-- Start Data --
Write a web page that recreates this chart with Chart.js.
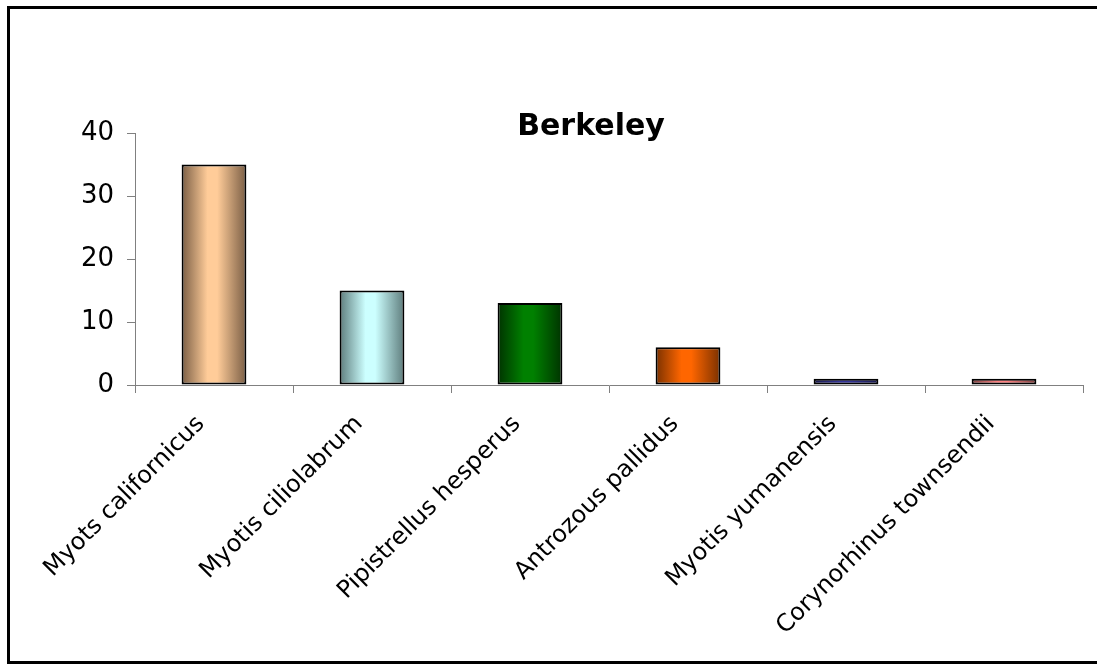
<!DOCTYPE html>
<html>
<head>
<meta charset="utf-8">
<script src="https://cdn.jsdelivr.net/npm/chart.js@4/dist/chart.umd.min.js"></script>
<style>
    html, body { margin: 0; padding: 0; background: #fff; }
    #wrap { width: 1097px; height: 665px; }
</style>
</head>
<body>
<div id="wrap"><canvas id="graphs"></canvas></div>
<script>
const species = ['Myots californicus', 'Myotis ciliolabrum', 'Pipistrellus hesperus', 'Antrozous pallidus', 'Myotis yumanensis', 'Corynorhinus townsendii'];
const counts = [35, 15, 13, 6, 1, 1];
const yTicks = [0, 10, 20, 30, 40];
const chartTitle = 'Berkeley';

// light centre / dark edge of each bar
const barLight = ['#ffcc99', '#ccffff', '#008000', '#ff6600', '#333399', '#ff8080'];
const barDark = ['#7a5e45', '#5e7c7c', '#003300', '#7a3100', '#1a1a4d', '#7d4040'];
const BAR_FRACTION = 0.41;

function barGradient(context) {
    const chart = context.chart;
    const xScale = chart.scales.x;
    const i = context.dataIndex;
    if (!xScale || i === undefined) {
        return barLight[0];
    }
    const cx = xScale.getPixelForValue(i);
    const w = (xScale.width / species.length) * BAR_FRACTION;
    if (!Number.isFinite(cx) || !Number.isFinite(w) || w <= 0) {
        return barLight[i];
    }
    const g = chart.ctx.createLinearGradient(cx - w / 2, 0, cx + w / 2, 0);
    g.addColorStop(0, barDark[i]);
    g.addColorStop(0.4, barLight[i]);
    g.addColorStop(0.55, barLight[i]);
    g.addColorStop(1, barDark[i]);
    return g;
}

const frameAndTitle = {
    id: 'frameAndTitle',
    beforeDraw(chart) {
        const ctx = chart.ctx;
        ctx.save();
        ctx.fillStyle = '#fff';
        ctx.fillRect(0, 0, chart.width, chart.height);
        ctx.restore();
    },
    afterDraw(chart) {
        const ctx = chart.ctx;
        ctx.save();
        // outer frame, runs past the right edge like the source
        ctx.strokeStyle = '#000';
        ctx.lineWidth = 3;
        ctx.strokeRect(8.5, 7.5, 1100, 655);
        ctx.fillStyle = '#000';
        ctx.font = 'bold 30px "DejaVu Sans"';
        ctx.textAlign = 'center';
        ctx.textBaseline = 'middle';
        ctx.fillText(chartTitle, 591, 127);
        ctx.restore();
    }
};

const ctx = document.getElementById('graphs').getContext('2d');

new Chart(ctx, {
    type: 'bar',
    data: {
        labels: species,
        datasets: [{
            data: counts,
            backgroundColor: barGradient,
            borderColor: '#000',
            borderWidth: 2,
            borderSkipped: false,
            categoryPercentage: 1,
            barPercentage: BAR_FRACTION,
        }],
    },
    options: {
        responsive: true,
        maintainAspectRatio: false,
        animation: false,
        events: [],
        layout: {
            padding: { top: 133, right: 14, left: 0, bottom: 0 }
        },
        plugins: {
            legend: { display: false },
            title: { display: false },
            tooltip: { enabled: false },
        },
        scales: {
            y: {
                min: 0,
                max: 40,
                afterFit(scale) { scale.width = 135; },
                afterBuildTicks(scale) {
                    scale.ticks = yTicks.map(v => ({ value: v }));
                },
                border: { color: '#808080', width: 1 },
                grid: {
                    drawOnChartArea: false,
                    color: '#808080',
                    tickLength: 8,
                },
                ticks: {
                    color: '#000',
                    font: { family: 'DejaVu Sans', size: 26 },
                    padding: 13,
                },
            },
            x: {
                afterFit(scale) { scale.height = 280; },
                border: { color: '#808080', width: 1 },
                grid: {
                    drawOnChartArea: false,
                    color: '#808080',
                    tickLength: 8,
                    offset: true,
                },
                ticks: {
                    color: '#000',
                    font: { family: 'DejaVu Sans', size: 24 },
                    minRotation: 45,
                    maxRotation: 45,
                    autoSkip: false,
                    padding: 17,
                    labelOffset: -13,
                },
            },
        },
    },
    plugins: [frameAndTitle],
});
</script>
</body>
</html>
-- End Data --
## Short task
Repeat the material above word for word and skip every image in it.

## Answer to the exercise
Write a web page that recreates this chart with Chart.js.
<!DOCTYPE html>
<html>
<head>
<meta charset="utf-8">
<script src="https://cdn.jsdelivr.net/npm/chart.js@4/dist/chart.umd.min.js"></script>
<style>
    html, body { margin: 0; padding: 0; background: #fff; }
    #wrap { width: 1097px; height: 665px; }
</style>
</head>
<body>
<div id="wrap"><canvas id="graphs"></canvas></div>
<script>
const species = ['Myots californicus', 'Myotis ciliolabrum', 'Pipistrellus hesperus', 'Antrozous pallidus', 'Myotis yumanensis', 'Corynorhinus townsendii'];
const counts = [35, 15, 13, 6, 1, 1];
const yTicks = [0, 10, 20, 30, 40];
const chartTitle = 'Berkeley';

// light centre / dark edge of each bar
const barLight = ['#ffcc99', '#ccffff', '#008000', '#ff6600', '#333399', '#ff8080'];
const barDark = ['#7a5e45', '#5e7c7c', '#003300', '#7a3100', '#1a1a4d', '#7d4040'];
const BAR_FRACTION = 0.41;

function barGradient(context) {
    const chart = context.chart;
    const xScale = chart.scales.x;
    const i = context.dataIndex;
    if (!xScale || i === undefined) {
        return barLight[0];
    }
    const cx = xScale.getPixelForValue(i);
    const w = (xScale.width / species.length) * BAR_FRACTION;
    if (!Number.isFinite(cx) || !Number.isFinite(w) || w <= 0) {
        return barLight[i];
    }
    const g = chart.ctx.createLinearGradient(cx - w / 2, 0, cx + w / 2, 0);
    g.addColorStop(0, barDark[i]);
    g.addColorStop(0.4, barLight[i]);
    g.addColorStop(0.55, barLight[i]);
    g.addColorStop(1, barDark[i]);
    return g;
}

const frameAndTitle = {
    id: 'frameAndTitle',
    beforeDraw(chart) {
        const ctx = chart.ctx;
        ctx.save();
        ctx.fillStyle = '#fff';
        ctx.fillRect(0, 0, chart.width, chart.height);
        ctx.restore();
    },
    afterDraw(chart) {
        const ctx = chart.ctx;
        ctx.save();
        // outer frame, runs past the right edge like the source
        ctx.strokeStyle = '#000';
        ctx.lineWidth = 3;
        ctx.strokeRect(8.5, 7.5, 1100, 655);
        ctx.fillStyle = '#000';
        ctx.font = 'bold 30px "DejaVu Sans"';
        ctx.textAlign = 'center';
        ctx.textBaseline = 'middle';
        ctx.fillText(chartTitle, 591, 127);
        ctx.restore();
    }
};

const ctx = document.getElementById('graphs').getContext('2d');

new Chart(ctx, {
    type: 'bar',
    data: {
        labels: species,
        datasets: [{
            data: counts,
            backgroundColor: barGradient,
            borderColor: '#000',
            borderWidth: 2,
            borderSkipped: false,
            categoryPercentage: 1,
            barPercentage: BAR_FRACTION,
        }],
    },
    options: {
        responsive: true,
        maintainAspectRatio: false,
        animation: false,
        events: [],
        layout: {
            padding: { top: 133, right: 14, left: 0, bottom: 0 }
        },
        plugins: {
            legend: { display: false },
            title: { display: false },
            tooltip: { enabled: false },
        },
        scales: {
            y: {
                min: 0,
                max: 40,
                afterFit(scale) { scale.width = 135; },
                afterBuildTicks(scale) {
                    scale.ticks = yTicks.map(v => ({ value: v }));
                },
                border: { color: '#808080', width: 1 },
                grid: {
                    drawOnChartArea: false,
                    color: '#808080',
                    tickLength: 8,
                },
                ticks: {
                    color: '#000',
                    font: { family: 'DejaVu Sans', size: 26 },
                    padding: 13,
                },
            },
            x: {
                afterFit(scale) { scale.height = 280; },
                border: { color: '#808080', width: 1 },
                grid: {
                    drawOnChartArea: false,
                    color: '#808080',
                    tickLength: 8,
                    offset: true,
                },
                ticks: {
                    color: '#000',
                    font: { family: 'DejaVu Sans', size: 24 },
                    minRotation: 45,
                    maxRotation: 45,
                    autoSkip: false,
                    padding: 17,
                    labelOffset: -13,
                },
            },
        },
    },
    plugins: [frameAndTitle],
});
</script>
</body>
</html>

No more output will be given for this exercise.